At the monastery, the authority of the monks gave me the sense that monks are a bit superhuman, having transcended our mean existence. They haven’t, of course. They are just like you and me, but with a tad more practice. On the Path of Happiness, the Brothers faced the same trail I did, with the same challenges, the same frustrations, and the same equipment. They lived naturally, joyfully, and mindfully all the while, no special equipment needed.

Yes, we “cheated” by having backup supplies. The hike was explicitly not about making ourselves suffer.
Today, when I am frustrated with a task, I can remember the peace Brother Man had when we were trying to light a fire with wet firewood. When I catch myself mindlessly slurping my gourmet coffee, I can remember the almost childlike joy Lazy Monk found in the instant stuff we prepared in the mornings.
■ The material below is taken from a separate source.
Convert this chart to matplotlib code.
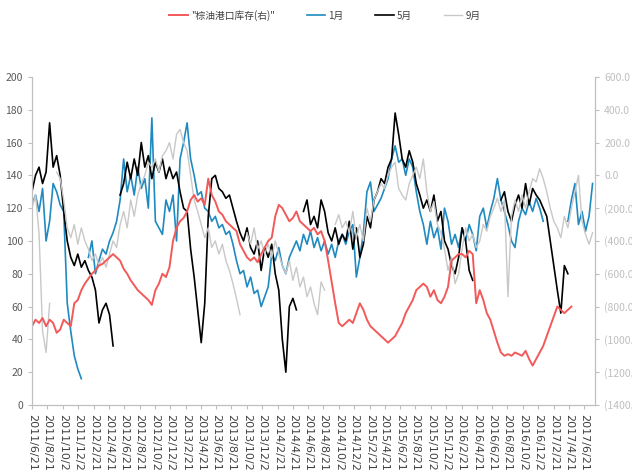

While walking the Path of Happiness, I listened to the monks’ tales, often as we sat cross-legged on the ground, leaning our packs against trees as we took a much-needed break after a few miles of trekking. I came to understand that their stories are my story, too. These men who seemed so “other” on the first day, representing in their brown robes the capital-lettered Community of Mindful Living, slowly became part of an us. I, too, have questioned everything after a major breakup. I, too, have quit a “good” job after becoming disillusioned with the power of money to bring happiness. I, too, have spent time in the woods and realized there is a stillness, a kind of power there that I can connect to. What if I had been closer to Blue Cliff Monastery? Could I have become a monk? “Maybe in another life,” I’ll say, while firmly rejecting the idea of reincarnation.
How beautiful is the irony that “getting away” for a week on the Path of Happiness showed me that we don’t have to go anywhere. Brotherhood and “monkness” are things always available to us.